Dem Nachmittag schloss sich ein Abend an und da Anna nicht nur zu viele Maracujas, sondern auch Gambas, Salat und Spaghetti gekauft hatte, lud sie mich zum Abendbrot ein. Wir kochten also gemeinsam in der kleinen Küche des Hostel, das mich am Nachmittag noch abgewiesen hatte. Neben uns kochten natürlich auch noch alle anderen Mitpilger gleichzeitig ihre eigenen Mahlzeiten – ein freundlich-chaotisches, mehrsprachiges Durcheinander! Da Anna natürlich von allem zu viel hatte, bekam jeder zu seiner eigenen Portion von ihr noch eine Portion Gambas dazu.

Am Ende wurde es ein 3-Gänge-Menü: als Entrada frisches Brot mit Ziegenkäse und Tomaten-Marmelade (klingt weird, ist aber richtig richtig lecker), dann Spaghetti mit Salat und Gambas (my first time, Kopf und Schale abpellen, dann Inhalt essen) und als Nachtisch Mousse au chocolate.

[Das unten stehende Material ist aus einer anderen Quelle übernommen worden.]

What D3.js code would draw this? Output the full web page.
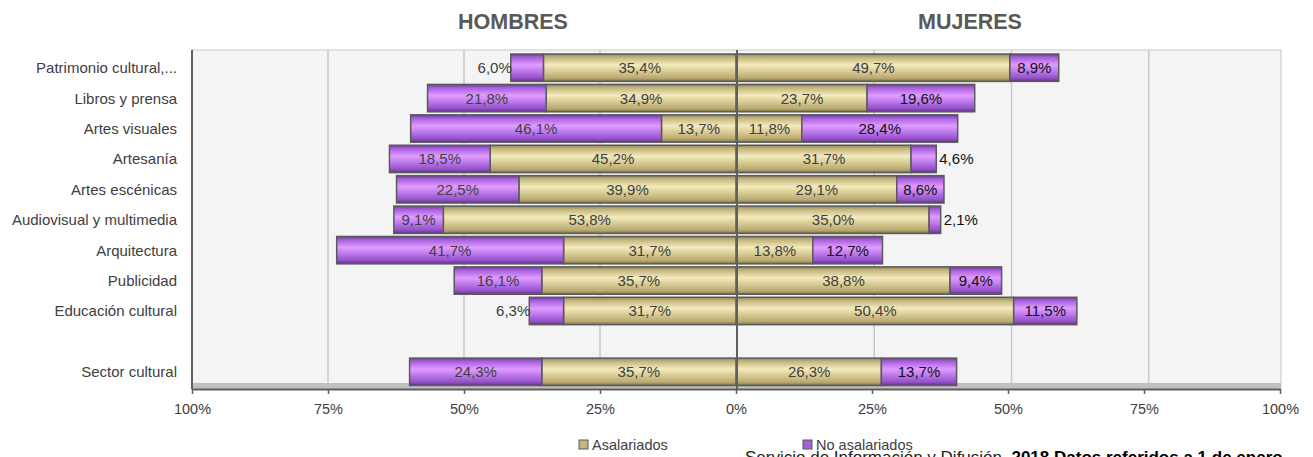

(Achso und um an dieser Stelle noch ein was klar zu stellen: Ich war in dieser Konstellation natürlich nicht die, die primär gekocht hat – ich habe Salz in den Nudeltopf getan, kompetent Salatblätter gerupft und das Nestlé-Dessert beigesteuert – und mich dadurch zurückversetzt gefühlt an die Zeiten in meiner Quasi-WG in Dresden Blochmannstraße 🫶🏻)
Am Ende wurde es ein lustiger Abend mit Kommen und Gehen am runden Gemeinschaftstisch, vollen und leeren Vino-Verde-Gläsern und schließlich einer doch vorzeigbaren sauberen Küche.
Final verabschiedete ich mich dann in meine eigene Unterkunft und bin gespannt auf das, was morgen kommt.
Morgiges Ziel: São Pedro da Torre, immer am Rio Miño entlang.
Heutige Erkenntnis: The joy of the lord is my strength!!